I was forty a few weeks back. Thereby managing to reach an age that I previously believed to be "old" with absolutely no musical talent at all. I have made at least three aborted attempts to learn guitar but lack of any hand co-ordination coupled with a healthy dose of bloody-laziness means that so far I've failed horribly. Attempt four is currently underway. Partly because of this lack of skill, the guitar has been the instrument that most fascinates me. Those people capable of producing amazing sounds from it, that can stir the soul and excite the heart, will always be my heroes. I knew this would be a tough five to complete and my working list stretched to over fifty possibles. In the end I stuck with the guitarists that made my favourite music rather than those who are more regularly selected as the greatest in their field.
Incidentally my new definition of "old" is sixty which gives me another twenty years of leeway and a bit more time to learn guitar.)

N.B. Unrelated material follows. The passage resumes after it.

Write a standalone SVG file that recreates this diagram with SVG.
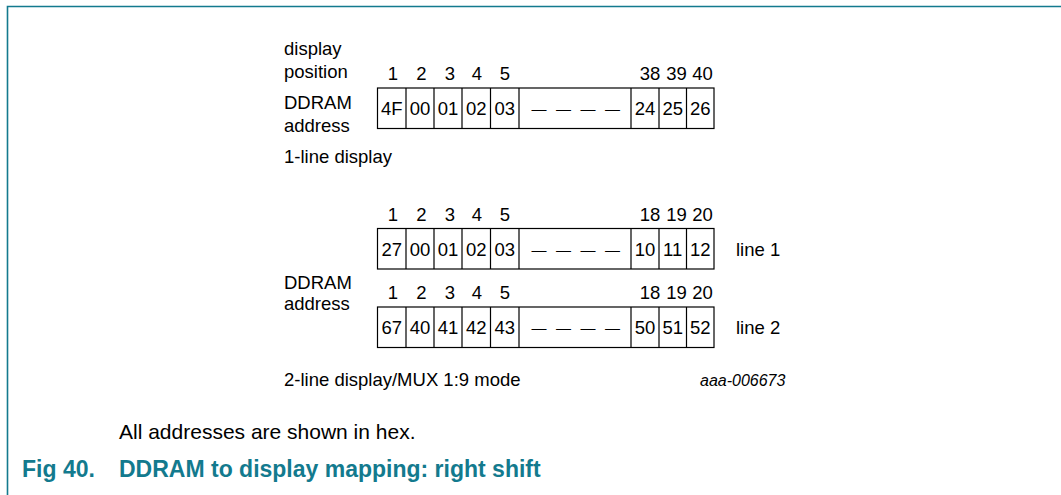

1. Joey Santiago (Pixies) - The Pixies are my all time favourite band and Joey's guitar plays a huge part in that. I've been struggling to find the words to adequately describe why I like Santiago so much. It's probably as much about the songs as anything he does specifically. After initially being wowed by guitarists like Joe Satriani and Steve Vai I realised that I actually prefer something less flashy. Santiago seems a laid back guy who doesn't look for the limelight, and his guitar added to that unique Pixies sound without dominating it.
2. David Pajo (Slint/Papa M/Pajo) - A post-rock alt-country genre-flitting legend. Pajo has been around a bit managing spells with Will Oldham, The For Carnation, Tortoise, Stereolab, Royal Trux, King Kong, Bush League, Zwan, and Peggy Honeywell as well as his prodigious solo output as Aerial M, Papa M and now Pajo. Just to rub it in he was born in the same year as me. I've got a bit of catching up to do.
3. Johnny Ramone (Ramones) - 1, 2, 3, 4! You have to respect Johnny's ability to play song after song of breakneck rock'n'roll guitar. His biceps must have been made of steel.
4. Larry Parypa (The Sonics) - My recent journey of discovery into Garage Punk and early 60's R&B began after hearing The Sonics first two albums. Their sound is astonishing when compared with their musical peers, the original protopunk band. Larry Parypa's fuzzy guitar and his customisation of the bands equipment helped achieve a wild and distorted rock'n'roll sound that was light years ahead of anyone else.
5. Kirk Hammett (Metallica) - I was a full on Metal fan when Metallica hit the scene. Their arrival took the genre to new levels and redefined what I considered to be heavy rock. Kirk Hammett had replaced Dave Mustaine (another great Thrash guitarist) and Mustaine was mightily pissed off about it for a long time. Hammett was on guitar by the time I saw them tour the UK and alongside James Hetfield's chugging rhythm set a new bar for those rock bands that would follow.
A special mention for Martin Barre of Jethro Tull (who was in this Top 5 until only a few hours ago). He is a brilliantly versatile guitarist who has coped with the changing styles of Tull and Ian Anderson's high expectations since he replaced Mick Abrahams on their second LP.